ORDERED that the order is affirmed, without costs or disbursements.

In a promissory note sworn to on July 30, 2019 (hereinafter the note), the defendants, John Emefieh, TYC Realty, Inc. (hereinafter TYC), and 531 Classon Avenue, LLC, jointly and severally acknowledged that they were indebted to the plaintiff in the amount of $250,000. According to the terms of the note, the plaintiff agreed to accept a discounted amount of $150,000, provided payment was received on or before August 1, 2021. The note was secured by a 50% interest in real property located in Wyandanch. In the event the defendants failed to properly record a deed conveying a substantially unencumbered interest in the Wyandanch property to the plaintiff on or before August 25, 2019, the full amount of $250,000 would become due and payable immediately.

On February 25, 2020, the plaintiff commenced this action against the defendants alleging that no deed to the Wyandanch property was recorded on or before August 25, 2019, and, therefore, the full amount of $250,000 was due and payable immediately. According to the affidavits of service, Emefieh and TYC were personally served with the summons and complaint (see CPLR 308[1]; 311[a][1]).

In an order dated March 17, 2021, the Supreme Court granted the plaintiff's unopposed motion for leave to enter a default judgment upon the defendants' failure to file an answer and directed entry of a judgment in favor of the plaintiff and against the defendants for the amount demanded in the complaint, together with interest and costs. On June 14, 2021, a judgment was entered in favor of the plaintiff and against the defendants in the total sum of $279,687.50.

On May 31, 2022, Emefieh and TYC (hereinafter the moving defendants) mvoed pursuant to CPLR 5015(a)(1) to vacate their default in answering the complaint and pursuant to CPLR 2004 for leave to file a late answer. In an order entered August 24, 2022, the Supreme Court denied that branch of the moving defendants' motion which was pursuant to CPLR 5015(a)(1) to vacate their default in answering the complaint and, in effect, denied that branch of those defendants' motion which was pursuant to CPLR 2004 for leave to file a late answer. The moving defendants [*2]appeal.

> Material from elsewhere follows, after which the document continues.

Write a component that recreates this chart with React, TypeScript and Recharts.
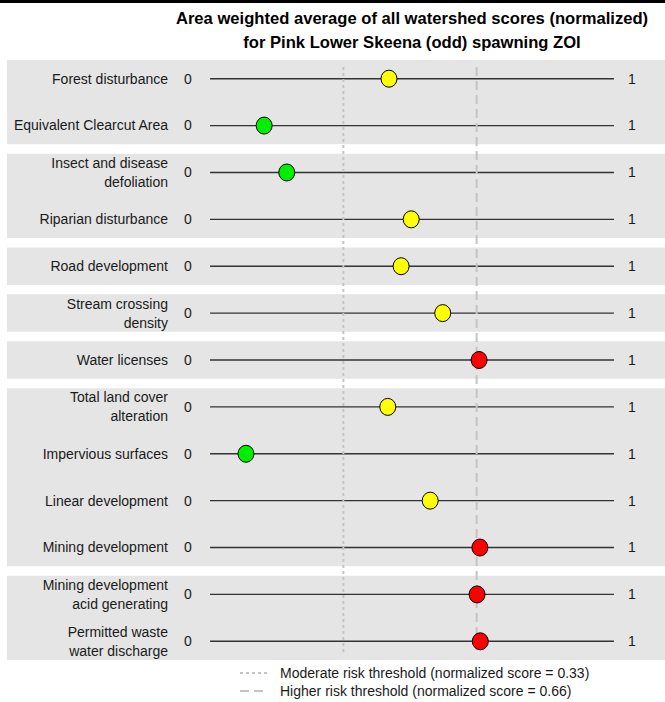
import React from 'react';
import { ScatterChart, Scatter, XAxis, YAxis, ReferenceArea, ReferenceLine } from 'recharts';

// one entry per row, top to bottom (multi-line labels split into lines)
const rowLabels: string[][] = [
  ['Forest disturbance'],
  ['Equivalent Clearcut Area'],
  ['Insect and disease', 'defoliation'],
  ['Riparian disturbance'],
  ['Road development'],
  ['Stream crossing', 'density'],
  ['Water licenses'],
  ['Total land cover', 'alteration'],
  ['Impervious surfaces'],
  ['Linear development'],
  ['Mining development'],
  ['Mining development', 'acid generating'],
  ['Permitted waste', 'water discharge'],
];

const scores = [0.443, 0.134, 0.19, 0.498, 0.473, 0.576, 0.666, 0.44, 0.089, 0.545, 0.668, 0.661, 0.669];

// number of rows in each grey band
const groupSizes = [2, 2, 1, 1, 1, 4, 2];

const moderateThreshold = 0.33;
const higherThreshold = 0.66;

const legendItems = [
  { label: 'Moderate risk threshold (normalized score = 0.33)', dash: '3 3' },
  { label: 'Higher risk threshold (normalized score = 0.66)', dash: '9 5' },
];

const FONT = '"Liberation Sans", Arial, Helvetica, sans-serif';
const TEXT = '#1a1a1a';
const THRESH = '#c4c4c4';

const scoreColor = (s: number) => (s >= higherThreshold ? '#ff0000' : s >= moderateThreshold ? '#ffff00' : '#00ee00');

const points = scores.map((s, i) => ({ x: s, y: i, color: scoreColor(s) }));
const leftLabels = rowLabels.map((lines, i) => ({ x: 0, y: i, lines }));
const rightLabels = rowLabels.map((_, i) => ({ x: 1, y: i }));

const bands: { y1: number; y2: number }[] = [];
let start = 0;
groupSizes.forEach((n) => {
  bands.push({ y1: start - 0.4, y2: start + n - 1 + 0.4 });
  start += n;
});

const Dot = (props: any) => {
  const { cx, cy, payload } = props;
  return <ellipse cx={cx} cy={cy} rx={8} ry={8.5} fill={payload.color} stroke="#000" strokeWidth={1} />;
};

const LeftLabel = (props: any) => {
  const { cx, cy, payload } = props;
  const lines: string[] = payload.lines;
  return (
    <g fontFamily={FONT} fontSize={14} fill={TEXT}>
      {lines.map((t, k) => (
        <text key={k} x={cx - 42} y={cy + (k - (lines.length - 1) / 2) * 19} dy="0.35em" textAnchor="end">
          {t}
        </text>
      ))}
      <text x={cx - 22} y={cy} dy="0.35em" textAnchor="middle">0</text>
    </g>
  );
};

const RightLabel = (props: any) => {
  const { cx, cy } = props;
  return (
    <text x={cx + 18} y={cy} dy="0.35em" textAnchor="middle" fontFamily={FONT} fontSize={14} fill={TEXT}>
      1
    </text>
  );
};

export default function App() {
  const lastRow = rowLabels.length - 1;
  return (
    <div style={{ position: 'absolute', left: 0, top: 0, width: 665, height: 702, background: '#fff', fontFamily: FONT }}>
      <div style={{ position: 'absolute', left: 0, top: 0, width: 665, height: 3, background: '#000' }} />
      <div
        style={{
          position: 'absolute', left: 162, top: 7, width: 500, textAlign: 'center',
          fontWeight: 'bold', fontSize: 16.6, lineHeight: '24px', color: '#000',
        }}
      >
        Area weighted average of all watershed scores (normalized)
        <br />
        for Pink Lower Skeena (odd) spawning ZOI
      </div>

      <div style={{ position: 'absolute', left: 0, top: 0 }}>
        <ScatterChart width={665} height={702} margin={{ top: 59, right: 0, bottom: 41, left: 7 }}>
          <XAxis hide type="number" dataKey="x" domain={[-0.5025, 1.1262]} allowDataOverflow />
          <YAxis hide type="number" dataKey="y" domain={[-0.42, 12.42]} reversed allowDataOverflow />
          {bands.map((b, i) => (
            <ReferenceArea key={'b' + i} y1={b.y1} y2={b.y2} fill="#e5e5e5" fillOpacity={1} stroke="none" />
          ))}
          {rowLabels.map((_, i) => (
            <ReferenceLine key={'r' + i} segment={[{ x: 0, y: i }, { x: 1, y: i }]} stroke="#333" strokeWidth={1.4} />
          ))}
          <ReferenceLine
            segment={[{ x: moderateThreshold, y: -0.25 }, { x: moderateThreshold, y: lastRow + 0.25 }]}
            stroke={THRESH} strokeWidth={2} strokeDasharray="3 3"
          />
          <ReferenceLine
            segment={[{ x: higherThreshold, y: -0.25 }, { x: higherThreshold, y: lastRow + 0.25 }]}
            stroke={THRESH} strokeWidth={2} strokeDasharray="9 5"
          />
          <Scatter data={leftLabels} shape={<LeftLabel />} isAnimationActive={false} />
          <Scatter data={rightLabels} shape={<RightLabel />} isAnimationActive={false} />
          <Scatter data={points} shape={<Dot />} isAnimationActive={false} />
        </ScatterChart>
      </div>

      <div style={{ position: 'absolute', left: 240, top: 664 }}>
        {legendItems.map((item) => (
          <div key={item.label} style={{ display: 'flex', alignItems: 'center', height: 18 }}>
            <svg width={28} height={18} style={{ marginRight: 12 }}>
              <line x1={0} y1={9} x2={28} y2={9} stroke={THRESH} strokeWidth={2} strokeDasharray={item.dash} />
            </svg>
            <span style={{ fontSize: 14, color: TEXT }}>{item.label}</span>
          </div>
        ))}
      </div>
    </div>
  );
}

"CPLR 5015(a)(1) provides that a party may be relieved from an order, among other grounds, upon the ground of 'excusable default'" (Cortazar v Cojam Const., Inc., 222 AD3d 713, 714; see Beach 28 RE, LLC v Somra, 216 AD3d 610). In order to vacate their default in appearing, the moving defendants were "required to demonstrate both a reasonable excuse for the default and a potentially meritorious defense to the action" (Cortazar v Cojam Const., Inc., 222 AD3d at 714; see CPLR 5015[a][1]; Beach 28 RE, LLC v Somra, 216 AD3d at 611). "[T]he determination of what constitutes a reasonable excuse lies within the sound discretion of the motion court" (Cortazar v Cojam Const., Inc., 222 AD3d at 714 [internal quotation marks omitted]; see U.S. Bank N.A. v Smith, 210 AD3d 725, 728).

Here, Emefieh was served with the summons and complaint, individually and as the Chief Officer and authorized representative of TYC, by personal service at Emefieh's office. The moving defendants' unsupported and vague assertion, inter alia, that the summons and complaint were hidden amongst documents handed to Emefieh, and were not discovered until months later, did not establish a reasonable excuse for their failure to answer the complaint (see U.S. Bank N.A. v Smith, 210 AD3d 725, 727; HSBC Bank USA, N.A. v Miller, 121 AD3d 1044, 1046). Since the moving defendants failed to demonstrate a reasonable excuse for their default, it is unnecessary to determine whether they demonstrated the existence of a potentially meritorious defense (see Cortazar v Cojam Const., Inc., 222 AD3d at 714; U.S. Bank N.A. v Smith, 210 AD3d at 728).

Finally, the Supreme Court providently exercised its discretion in, in effect, denying that branch of the moving defendants' motion which was pursuant to CPLR 2004 for leave to file a late answer, given the moving defendants' failure to offer a reasonable excuse for their default (see Bank of N.Y. Mellon v Ramsamooj, 219 AD3d 1402, 1403).

BRATHWAITE NELSON, J.P., DOWLING, VOUTSINAS and LOVE, JJ., concur.